| DIRECTIONS |
Quote the listing below in its entirety, omitting every image.

***

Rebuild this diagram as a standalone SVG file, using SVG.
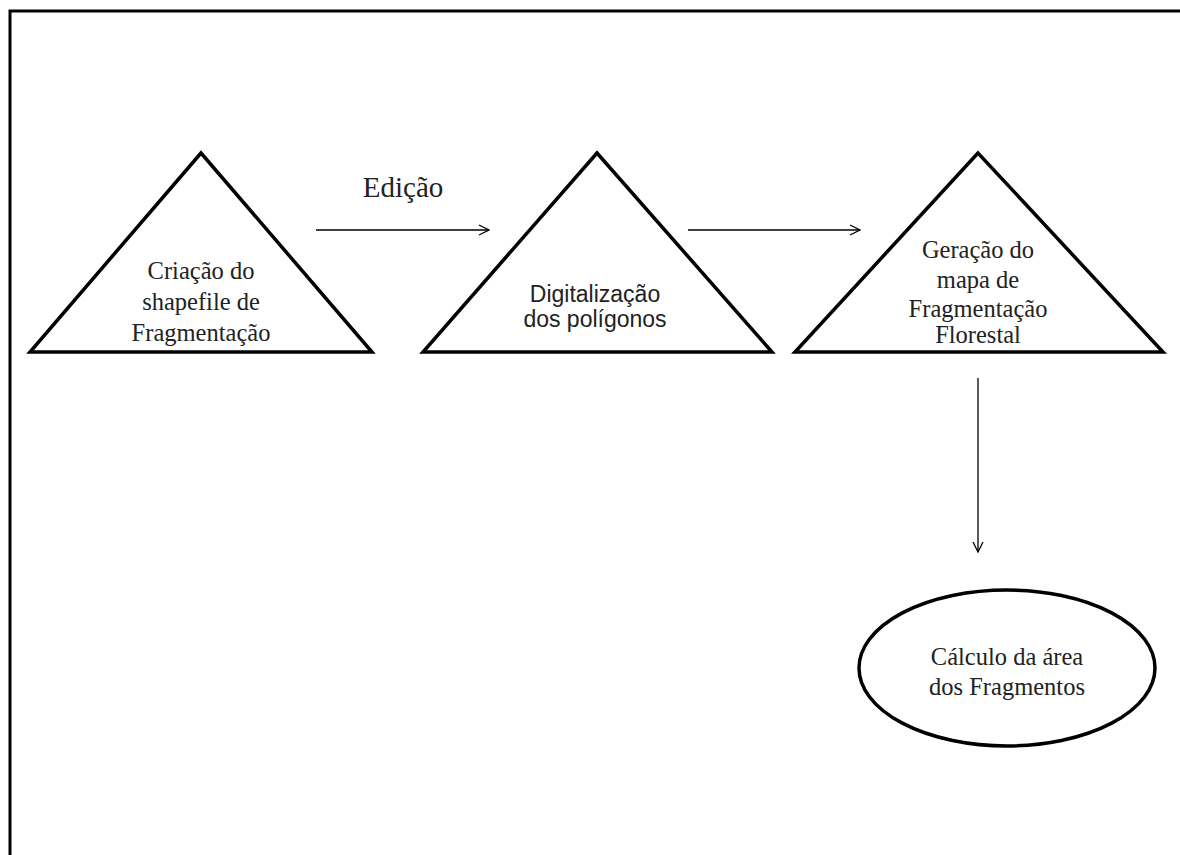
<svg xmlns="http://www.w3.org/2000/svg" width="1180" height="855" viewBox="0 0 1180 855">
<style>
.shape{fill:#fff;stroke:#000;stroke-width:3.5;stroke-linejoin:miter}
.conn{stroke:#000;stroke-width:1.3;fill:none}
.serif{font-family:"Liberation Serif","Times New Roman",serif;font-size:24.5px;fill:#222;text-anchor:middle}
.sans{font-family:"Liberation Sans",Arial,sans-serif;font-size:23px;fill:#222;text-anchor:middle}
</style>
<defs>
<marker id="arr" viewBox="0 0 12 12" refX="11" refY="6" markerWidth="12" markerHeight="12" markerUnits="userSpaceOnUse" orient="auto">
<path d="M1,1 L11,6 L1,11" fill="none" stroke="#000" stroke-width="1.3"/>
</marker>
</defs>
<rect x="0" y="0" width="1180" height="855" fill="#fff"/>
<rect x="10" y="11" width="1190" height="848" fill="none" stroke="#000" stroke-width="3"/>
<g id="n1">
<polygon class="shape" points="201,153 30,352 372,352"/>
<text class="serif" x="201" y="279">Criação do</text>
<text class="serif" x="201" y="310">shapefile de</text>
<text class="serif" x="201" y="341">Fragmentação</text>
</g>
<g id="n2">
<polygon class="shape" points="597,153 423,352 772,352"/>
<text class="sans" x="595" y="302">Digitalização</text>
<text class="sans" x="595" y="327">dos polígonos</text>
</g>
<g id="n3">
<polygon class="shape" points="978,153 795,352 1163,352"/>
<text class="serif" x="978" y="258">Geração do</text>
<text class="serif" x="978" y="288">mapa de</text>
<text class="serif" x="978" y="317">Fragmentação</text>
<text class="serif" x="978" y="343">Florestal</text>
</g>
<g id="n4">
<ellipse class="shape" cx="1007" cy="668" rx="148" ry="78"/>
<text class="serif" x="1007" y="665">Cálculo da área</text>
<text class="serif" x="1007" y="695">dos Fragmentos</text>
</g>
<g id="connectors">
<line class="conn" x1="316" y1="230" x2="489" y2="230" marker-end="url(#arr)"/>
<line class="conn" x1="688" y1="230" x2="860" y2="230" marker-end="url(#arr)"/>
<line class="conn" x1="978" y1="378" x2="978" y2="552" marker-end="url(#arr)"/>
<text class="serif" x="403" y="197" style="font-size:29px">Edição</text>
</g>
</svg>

***

| THE REPLY |
Rebuild this diagram as a standalone SVG file, using SVG.
<svg xmlns="http://www.w3.org/2000/svg" width="1180" height="855" viewBox="0 0 1180 855">
<style>
.shape{fill:#fff;stroke:#000;stroke-width:3.5;stroke-linejoin:miter}
.conn{stroke:#000;stroke-width:1.3;fill:none}
.serif{font-family:"Liberation Serif","Times New Roman",serif;font-size:24.5px;fill:#222;text-anchor:middle}
.sans{font-family:"Liberation Sans",Arial,sans-serif;font-size:23px;fill:#222;text-anchor:middle}
</style>
<defs>
<marker id="arr" viewBox="0 0 12 12" refX="11" refY="6" markerWidth="12" markerHeight="12" markerUnits="userSpaceOnUse" orient="auto">
<path d="M1,1 L11,6 L1,11" fill="none" stroke="#000" stroke-width="1.3"/>
</marker>
</defs>
<rect x="0" y="0" width="1180" height="855" fill="#fff"/>
<rect x="10" y="11" width="1190" height="848" fill="none" stroke="#000" stroke-width="3"/>
<g id="n1">
<polygon class="shape" points="201,153 30,352 372,352"/>
<text class="serif" x="201" y="279">Criação do</text>
<text class="serif" x="201" y="310">shapefile de</text>
<text class="serif" x="201" y="341">Fragmentação</text>
</g>
<g id="n2">
<polygon class="shape" points="597,153 423,352 772,352"/>
<text class="sans" x="595" y="302">Digitalização</text>
<text class="sans" x="595" y="327">dos polígonos</text>
</g>
<g id="n3">
<polygon class="shape" points="978,153 795,352 1163,352"/>
<text class="serif" x="978" y="258">Geração do</text>
<text class="serif" x="978" y="288">mapa de</text>
<text class="serif" x="978" y="317">Fragmentação</text>
<text class="serif" x="978" y="343">Florestal</text>
</g>
<g id="n4">
<ellipse class="shape" cx="1007" cy="668" rx="148" ry="78"/>
<text class="serif" x="1007" y="665">Cálculo da área</text>
<text class="serif" x="1007" y="695">dos Fragmentos</text>
</g>
<g id="connectors">
<line class="conn" x1="316" y1="230" x2="489" y2="230" marker-end="url(#arr)"/>
<line class="conn" x1="688" y1="230" x2="860" y2="230" marker-end="url(#arr)"/>
<line class="conn" x1="978" y1="378" x2="978" y2="552" marker-end="url(#arr)"/>
<text class="serif" x="403" y="197" style="font-size:29px">Edição</text>
</g>
</svg>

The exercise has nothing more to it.